Par Rodrigue Fénelon Massala, envoyé spécial de Financial Afrik à New York.
Troisième jour de la 80ᵉ session générale des Nations unies. À l’entrée de l’hémicycle, les fleurs blanches et les tapis rougeâtres ne parviennent pas à masquer les traits tirés d’une diplomatie mondiale essoufflée par tant de conflits simultanés. Le slogan de cette édition – « Ensemble pour un meilleur avenir » – flotte dans l’air comme un vœu pieux, rappelant plus les slogans publicitaires d’une multinationale que la rigueur d’une institution censée représenter 193 États.
L’ombre de Trump, entre panne technique et provocation calculée
Donald Trump a, comme à son habitude, volé la vedette. On retiendra autant son discours acerbe que sa montée sur scène, ralentie par un escalator capricieux. « Sabotage », a-t-il glissé en coulisses, rageur, après une panne de téléprompteur suivie d’un grésillement audio qui fit sourire la délégation scandinave. À la tribune, le président américain a tiré à boulets rouges contre tout ce qui compose l’architecture multilatérale : migrations, climat, ONU elle-même. Certains diplomates ont levé les yeux au ciel, d’autres ont quitté la salle.

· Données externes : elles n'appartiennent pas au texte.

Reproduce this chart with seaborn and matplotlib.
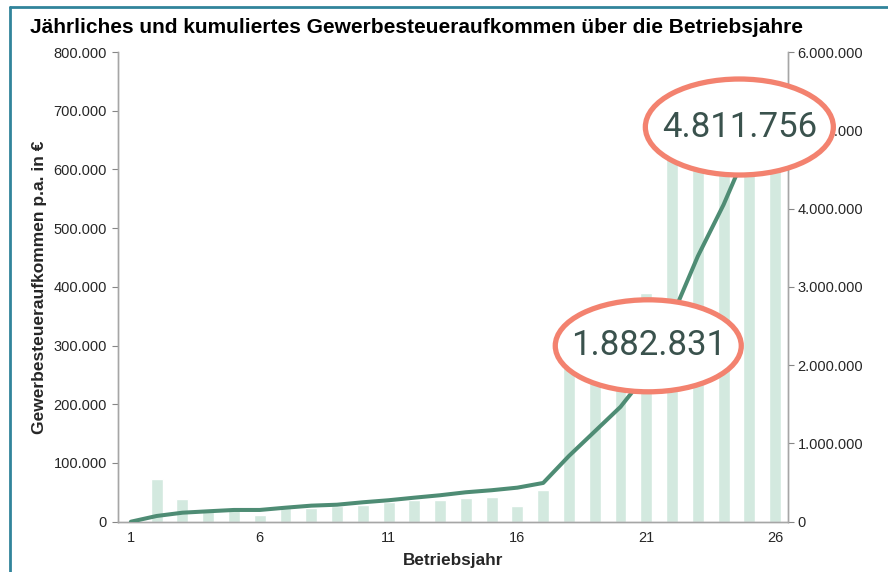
import numpy as np
import pandas as pd
import matplotlib
matplotlib.use("Agg")
import matplotlib.pyplot as plt
import seaborn as sns
from matplotlib.patches import Ellipse
from matplotlib.ticker import FuncFormatter, FixedLocator
from matplotlib.transforms import ScaledTranslation
from matplotlib.lines import Line2D

# data
years = list(range(1, 27))
annual = [0, 73000, 39000, 20000, 21000, 11000, 23000, 24000, 26000, 28500,
          33000, 36500, 37500, 40000, 41500, 27000, 54000, 340000, 313000, 314000,
          390000, 700000, 720000, 680000, 700000, 660000]
cumulative = [0, 73000, 115000, 133000, 150000, 150000, 179000, 205000, 217000, 248000,
              274000, 307000, 338000, 376000, 402000, 435000, 495000, 840000, 1153000, 1467000,
              1882831, 2618000, 3390000, 4050000, 4811756, 5450000]
xticks = [1, 6, 11, 16, 21, 26]
callouts = {21: "1.882.831", 25: "4.811.756"}

df = pd.DataFrame({"Jahr": years, "Jaehrlich": annual, "Kumuliert": cumulative})

sns.set_style("white")
plt.rcParams["font.family"] = ["Liberation Sans", "DejaVu Sans"]

bar_col = "#d3e9df"
line_col = "#4e8c74"
axis_col = "#a6a6a6"
text_col = "#262626"

fig = plt.figure(figsize=(8.88, 5.72), dpi=100)
ax = fig.add_axes([118 / 888, 1 - 521.7 / 572, 670 / 888, 469.7 / 572])

sns.barplot(data=df, x="Jahr", y="Jaehrlich", native_scale=True, width=0.46,
            color=bar_col, saturation=1, ax=ax)
ax.set_xlim(0.5, 26.5)
ax.set_ylim(0, 800000)

ax2 = ax.twinx()
sns.lineplot(data=df, x="Jahr", y="Kumuliert", color=line_col, linewidth=2.9,
             ax=ax2, zorder=3)
ax2.set_ylim(0, 6000000)
ax2.set_xlim(0.5, 26.5)

fmt = FuncFormatter(lambda v, p: f"{int(round(v)):,}".replace(",", "."))
ax.yaxis.set_major_formatter(fmt)
ax2.yaxis.set_major_formatter(fmt)
ax.set_yticks(np.arange(0, 800001, 100000))
ax2.set_yticks(np.arange(0, 6000001, 1000000))

ax.set_xticks(xticks)
ax.set_xticklabels([str(t) for t in xticks])
ax.xaxis.set_minor_locator(FixedLocator(np.arange(0.5, 27, 1)))
ax.tick_params(axis="x", which="major", length=0, pad=7, labelsize=10.5, labelcolor=text_col)
ax.tick_params(axis="x", which="minor", length=4, color="#868686", direction="out")
ax.tick_params(axis="y", length=4, color="#868686", direction="out", labelsize=10.5,
               labelcolor=text_col, left=True, pad=4)
ax2.tick_params(axis="y", length=4, color="#868686", direction="out", labelsize=10.5,
                labelcolor=text_col, right=True, pad=3)

for a in (ax, ax2):
    a.spines["top"].set_visible(False)
    for s in ("left", "right", "bottom"):
        a.spines[s].set_color(axis_col)
        a.spines[s].set_linewidth(1)
ax2.set_ylabel("")
ax.set_ylabel("Gewerbesteueraufkommen p.a. in €", fontsize=12.5, fontweight="bold",
              color=text_col)
ax.yaxis.set_label_coords(-0.106, 0.5)
ax.set_xlabel("Betriebsjahr", fontsize=12.3, fontweight="bold", color=text_col)
ax.xaxis.set_label_coords(0.5, -0.066)

fig.text(30 / 888, 1 - 27.5 / 572, "Jährliches und kumuliertes Gewerbesteueraufkommen über die Betriebsjahre",
         fontsize=15, fontweight="bold", color="#000000", va="center", ha="left")

# callout ellipses around the cumulative values
offsets = {21: (0.02, 0.285, 1.86, 0.92), 25: (-0.10, 0.18, 1.88, 0.96)}
for yr, label in callouts.items():
    val = cumulative[years.index(yr)]
    dx, dy, w, h = offsets[yr]
    trans = fig.dpi_scale_trans + ScaledTranslation(yr, val, ax2.transData)
    ax2.add_patch(Ellipse((dx, dy), w, h, transform=trans, facecolor="white",
                          edgecolor="#f3826f", linewidth=3.8, zorder=5, clip_on=False))
    ax2.text(dx, dy, label, transform=trans, ha="center", va="center",
             fontsize=25, family="Roboto", color="#3a524d", zorder=6, clip_on=False)

# outer frame (top and left edge)
fig.add_artist(Line2D([10 / 888, 10 / 888], [0, 1 - 6.7 / 572], transform=fig.transFigure,
                      color="#31849b", linewidth=2))
fig.add_artist(Line2D([10 / 888, 1], [1 - 6.7 / 572, 1 - 6.7 / 572], transform=fig.transFigure,
                      color="#31849b", linewidth=2))

fig.savefig("out.png", dpi=100)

Palestine, Gaza et chaises vides
Moment fort : la reconnaissance symbolique de la Palestine par plusieurs pays occidentaux, dont la France. Une onde de choc, aussitôt répercutée dans les couloirs feutrés où les diplomates s’échangent des apartés plus tranchés que leurs discours officiels. La crise de Gaza a donné lieu à une bataille de symboles : salles qui se vident lors de l’intervention israélienne, interventions indignées, communiqués rédigés à la hâte. Le ton, électrique, trahissait moins la solidarité que l’exaspération accumulée.
Des anniversaires et des nostalgies
L’Assemblée a aussi marqué le trentième anniversaire de la Conférence mondiale sur les femmes de Pékin (1995). Sur les pupitres, des hommages solennels. Dans les couloirs, des murmures cyniques sur la régression patente des droits des femmes. Une ministre nordique, glissant son badge sous le col, confiait : « Nous répétons les mêmes discours depuis 30 ans, pendant que les algorithmes reproduisent nos discriminations. »
L’Afrique dans l’arène : Tshisekedi et Macron en aparté
Le président Tshisekedi a joué la carte de la sincérité crue. Il a accusé Kigali de duplicité militaire et lancé un défi improbable : « Si Trump règle la crise à l’Est de la RDC, je le propose pour le Nobel de la paix. » Quelques rires étouffés se sont échappés des rangées africaines. Plus discrètement, Emmanuel Macron a offert un déjeuner à son homologue congolais, glissant l’idée d’une conférence humanitaire à Paris en octobre. La France veut s’afficher comme médiateur, mais le Congo attend des garanties tangibles de l’ONU, au-delà des belles phrases.
Diplomatie parallèle : Sassou et la bataille de l’Unesco
Pendant ce temps, Denis Sassou Nguesso a transformé New York en terrain de campagne pour Edouard Matoko, son candidat à l’Unesco. Dîners privés, coups de fil tardifs, promesses de soutien : un ballet diplomatique digne d’un mercato de football, où chaque pays pèse plus par son vote que par son poids économique.
La rue new-yorkaise, baromètre des passions
Devant le siège de l’ONU, c’est une autre scène qui s’est jouée. Banderoles pro-palestiniennes, cris anti-mondialistes, pancartes accusant Trump de tous les maux : le théâtre extérieur rivalisait avec le spectacle intérieur. Les sirènes de police donnaient la mesure du malaise mondial, comme un contrepoint sonore aux envolées lyriques des chefs d’État.
Conclusion
La 80ᵉ session de l’Assemblée générale de l’ONU n’aura pas marqué l’histoire par ses résolutions – elles sont encore en chantier – mais par ses à-côtés, ces détails minuscules qui révèlent la fatigue d’un multilatéralisme essoufflé. Escalators en panne, micros capricieux, chaises qui claquent quand les délégations se lèvent : parfois, ce sont ces accidents minuscules qui disent la vérité des grandes messes diplomatiques.